_What you have to do_
Make an exact transcription of the material, leaving out all images.

=== Information shown ===

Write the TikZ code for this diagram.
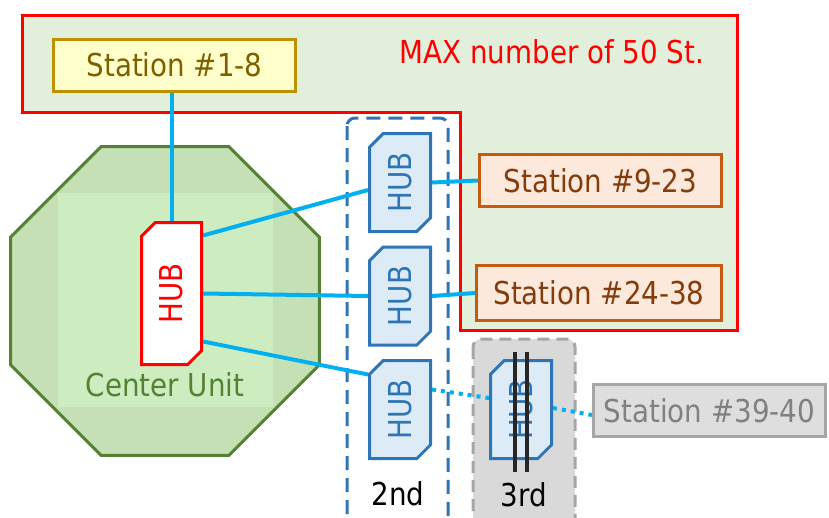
\documentclass[tikz,border=0pt]{standalone}
\usepackage{fontspec}
\usepackage{graphicx}
\setmainfont{DejaVu Sans}[FakeStretch=0.88]
\usetikzlibrary{
  shapes.geometric, shapes.misc,
  positioning, backgrounds, calc
}
\definecolor{zonefill}{HTML}{E2EFDA}
\definecolor{linkcyan}{HTML}{00B0F0}
\definecolor{cugreen}{HTML}{548235}
\definecolor{cufill}{HTML}{C5E0B4}
\definecolor{cuinner}{HTML}{CDEDC0}
\definecolor{hubblue}{HTML}{2E75B6}
\definecolor{hubfill}{HTML}{DDEBF7}
\definecolor{stafill}{HTML}{FFFFCC}
\definecolor{staborder}{HTML}{BF9000}
\definecolor{statext}{HTML}{7F6000}
\definecolor{stbfill}{HTML}{FCE9DB}
\definecolor{stbborder}{HTML}{C55A11}
\definecolor{stbtext}{HTML}{843C0C}
\definecolor{stcfill}{HTML}{DEDEDE}
\definecolor{stcborder}{HTML}{A6A6A6}
\definecolor{stctext}{HTML}{808080}
\definecolor{lvlgray}{HTML}{D9D9D9}
\newcommand\diagfont{\fontsize{31.5}{36}\selectfont}
\tikzset{
  stbase/.style={rectangle,line width=3pt,inner sep=0pt,font=\diagfont,
    minimum height=52pt},
  stanode/.style={stbase,fill=stafill,draw=staborder,text=statext,minimum width=242pt},
  stbnode/.style={stbase,fill=stbfill,draw=stbborder,text=stbtext},
  stcnode/.style={stbase,fill=stcfill,draw=stcborder,text=stctext},
  hubnode/.style={chamfered rectangle,chamfered rectangle corners={north west,south east},
    chamfered rectangle xsep=10pt,chamfered rectangle angle=45,line width=3pt,
    inner sep=0pt,font=\diagfont,minimum width=61pt,minimum height=98pt},
  lvlhub/.style={hubnode,fill=hubfill,draw=hubblue,text=hubblue},
  cuhub/.style={hubnode,fill=white,draw=red,text=red,minimum width=60pt,minimum height=142pt},
  cunode/.style={regular polygon,regular polygon sides=8,minimum size=334pt,inner sep=0pt,
    fill=cufill,draw=cugreen,line width=3pt},
  link/.style={draw=linkcyan,line width=4pt},
  dotlink/.style={link,dash pattern=on 4pt off 5pt},
  lbl/.style={font=\diagfont,anchor=base,inner sep=0pt}
}

\begin{document}
\begin{tikzpicture}[x=1pt,y=-1pt]
  \useasboundingbox (0,0) rectangle (829,517);
  \clip (0,0) rectangle (829,517);

  % zone of the first line (up to 50 stations)
  \begin{scope}[on background layer]
    \draw[fill=zonefill,draw=red,line width=3pt]
      (22,15) -- (737,15) -- (737,330) -- (460,330) -- (460,112) -- (22,112) -- cycle;
    % center unit
    \node[cunode] (unit) at (165,301) {};
    \fill[cuinner] ([shift={(-107pt,108pt)}]unit.center) rectangle ([shift={(108pt,-106pt)}]unit.center);
    % 2nd / 3rd level frames
    \draw[draw=hubblue,line width=3pt,dash pattern=on 14pt off 8pt,rounded corners=8pt]
      (347,118) rectangle (448,560);
    \draw[fill=lvlgray,draw=stcborder,line width=3pt,dash pattern=on 12pt off 7pt,rounded corners=8pt]
      (473,339) rectangle (575,560);
  \end{scope}

  \node[lbl,text=red] (maxlbl) at (552,63) {MAX number of 50 St.};
  \node[lbl,text=cugreen] (cutxt) at (165,396) {Center Unit};
  \node[lbl] (lvl2) at (398,505) {2nd};
  \node[lbl] (lvl3) at (524,506) {3rd};

  % hubs
  \node[cuhub] (cu) at (171.5,293.5) {\rotatebox{90}{HUB}};
  \node[lvlhub] (h1) at (400,182.5) {\rotatebox{90}{HUB}};
  \node[lvlhub,below=12.5pt of h1] (h2) {\rotatebox{90}{HUB}};
  \node[lvlhub,below=12.5pt of h2] (h3) {\rotatebox{90}{HUB}};
  \node[lvlhub] (h4) at (521,409.5) {\rotatebox{90}{HUB}};

  % stations
  \node[stanode] (st1) at (174.5,65) {Station \#1-8};
  \node[stbnode,minimum width=242pt] (st9) at (600.5,180.5) {Station \#9-23};
  \node[stbnode,minimum width=245pt,minimum height=55pt] (st24) at (599,293) {Station \#24-38};
  \node[stcnode,minimum width=232pt] (st39) at (709.5,410.5) {Station \#39-40};

  \begin{scope}[on background layer]
    \draw[link] (cu.north |- st1.south) -- (cu.north);
    \draw[link] ([yshift=58pt]cu.east) -- ([yshift=-7.5pt]h1.west);
    \draw[link] (h1.east) -- (st9.west);
    \draw[link] (cu.east) -- (h2.west);
    \draw[link] (h2.east) -- (st24.west);
    \draw[link] ([yshift=-48pt]cu.east) -- ([yshift=35pt]h3.west);
    \draw[dotlink] ([yshift=20pt]h3.east) -- ([yshift=11.5pt]h4.west);
    \draw[dotlink] ([yshift=1.5pt]h4.east) -- ([yshift=-4.5pt]st39.west);
  \end{scope}

  % 3rd level not in use
  \draw[line width=4pt,draw=black!85] ([shift={(-6pt,7pt)}]h4.north) -- ([shift={(-6pt,-12pt)}]h4.south);
  \draw[line width=4pt,draw=black!85] ([shift={(6pt,7pt)}]h4.north) -- ([shift={(6pt,-12pt)}]h4.south);

\end{tikzpicture}
\end{document}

===

_Answer to the problem_
Write the TikZ code for this diagram.
\documentclass[tikz,border=0pt]{standalone}
\usepackage{fontspec}
\usepackage{graphicx}
\setmainfont{DejaVu Sans}[FakeStretch=0.88]
\usetikzlibrary{
  shapes.geometric, shapes.misc,
  positioning, backgrounds, calc
}
\definecolor{zonefill}{HTML}{E2EFDA}
\definecolor{linkcyan}{HTML}{00B0F0}
\definecolor{cugreen}{HTML}{548235}
\definecolor{cufill}{HTML}{C5E0B4}
\definecolor{cuinner}{HTML}{CDEDC0}
\definecolor{hubblue}{HTML}{2E75B6}
\definecolor{hubfill}{HTML}{DDEBF7}
\definecolor{stafill}{HTML}{FFFFCC}
\definecolor{staborder}{HTML}{BF9000}
\definecolor{statext}{HTML}{7F6000}
\definecolor{stbfill}{HTML}{FCE9DB}
\definecolor{stbborder}{HTML}{C55A11}
\definecolor{stbtext}{HTML}{843C0C}
\definecolor{stcfill}{HTML}{DEDEDE}
\definecolor{stcborder}{HTML}{A6A6A6}
\definecolor{stctext}{HTML}{808080}
\definecolor{lvlgray}{HTML}{D9D9D9}
\newcommand\diagfont{\fontsize{31.5}{36}\selectfont}
\tikzset{
  stbase/.style={rectangle,line width=3pt,inner sep=0pt,font=\diagfont,
    minimum height=52pt},
  stanode/.style={stbase,fill=stafill,draw=staborder,text=statext,minimum width=242pt},
  stbnode/.style={stbase,fill=stbfill,draw=stbborder,text=stbtext},
  stcnode/.style={stbase,fill=stcfill,draw=stcborder,text=stctext},
  hubnode/.style={chamfered rectangle,chamfered rectangle corners={north west,south east},
    chamfered rectangle xsep=10pt,chamfered rectangle angle=45,line width=3pt,
    inner sep=0pt,font=\diagfont,minimum width=61pt,minimum height=98pt},
  lvlhub/.style={hubnode,fill=hubfill,draw=hubblue,text=hubblue},
  cuhub/.style={hubnode,fill=white,draw=red,text=red,minimum width=60pt,minimum height=142pt},
  cunode/.style={regular polygon,regular polygon sides=8,minimum size=334pt,inner sep=0pt,
    fill=cufill,draw=cugreen,line width=3pt},
  link/.style={draw=linkcyan,line width=4pt},
  dotlink/.style={link,dash pattern=on 4pt off 5pt},
  lbl/.style={font=\diagfont,anchor=base,inner sep=0pt}
}

\begin{document}
\begin{tikzpicture}[x=1pt,y=-1pt]
  \useasboundingbox (0,0) rectangle (829,517);
  \clip (0,0) rectangle (829,517);

  % zone of the first line (up to 50 stations)
  \begin{scope}[on background layer]
    \draw[fill=zonefill,draw=red,line width=3pt]
      (22,15) -- (737,15) -- (737,330) -- (460,330) -- (460,112) -- (22,112) -- cycle;
    % center unit
    \node[cunode] (unit) at (165,301) {};
    \fill[cuinner] ([shift={(-107pt,108pt)}]unit.center) rectangle ([shift={(108pt,-106pt)}]unit.center);
    % 2nd / 3rd level frames
    \draw[draw=hubblue,line width=3pt,dash pattern=on 14pt off 8pt,rounded corners=8pt]
      (347,118) rectangle (448,560);
    \draw[fill=lvlgray,draw=stcborder,line width=3pt,dash pattern=on 12pt off 7pt,rounded corners=8pt]
      (473,339) rectangle (575,560);
  \end{scope}

  \node[lbl,text=red] (maxlbl) at (552,63) {MAX number of 50 St.};
  \node[lbl,text=cugreen] (cutxt) at (165,396) {Center Unit};
  \node[lbl] (lvl2) at (398,505) {2nd};
  \node[lbl] (lvl3) at (524,506) {3rd};

  % hubs
  \node[cuhub] (cu) at (171.5,293.5) {\rotatebox{90}{HUB}};
  \node[lvlhub] (h1) at (400,182.5) {\rotatebox{90}{HUB}};
  \node[lvlhub,below=12.5pt of h1] (h2) {\rotatebox{90}{HUB}};
  \node[lvlhub,below=12.5pt of h2] (h3) {\rotatebox{90}{HUB}};
  \node[lvlhub] (h4) at (521,409.5) {\rotatebox{90}{HUB}};

  % stations
  \node[stanode] (st1) at (174.5,65) {Station \#1-8};
  \node[stbnode,minimum width=242pt] (st9) at (600.5,180.5) {Station \#9-23};
  \node[stbnode,minimum width=245pt,minimum height=55pt] (st24) at (599,293) {Station \#24-38};
  \node[stcnode,minimum width=232pt] (st39) at (709.5,410.5) {Station \#39-40};

  \begin{scope}[on background layer]
    \draw[link] (cu.north |- st1.south) -- (cu.north);
    \draw[link] ([yshift=58pt]cu.east) -- ([yshift=-7.5pt]h1.west);
    \draw[link] (h1.east) -- (st9.west);
    \draw[link] (cu.east) -- (h2.west);
    \draw[link] (h2.east) -- (st24.west);
    \draw[link] ([yshift=-48pt]cu.east) -- ([yshift=35pt]h3.west);
    \draw[dotlink] ([yshift=20pt]h3.east) -- ([yshift=11.5pt]h4.west);
    \draw[dotlink] ([yshift=1.5pt]h4.east) -- ([yshift=-4.5pt]st39.west);
  \end{scope}

  % 3rd level not in use
  \draw[line width=4pt,draw=black!85] ([shift={(-6pt,7pt)}]h4.north) -- ([shift={(-6pt,-12pt)}]h4.south);
  \draw[line width=4pt,draw=black!85] ([shift={(6pt,7pt)}]h4.north) -- ([shift={(6pt,-12pt)}]h4.south);

\end{tikzpicture}
\end{document}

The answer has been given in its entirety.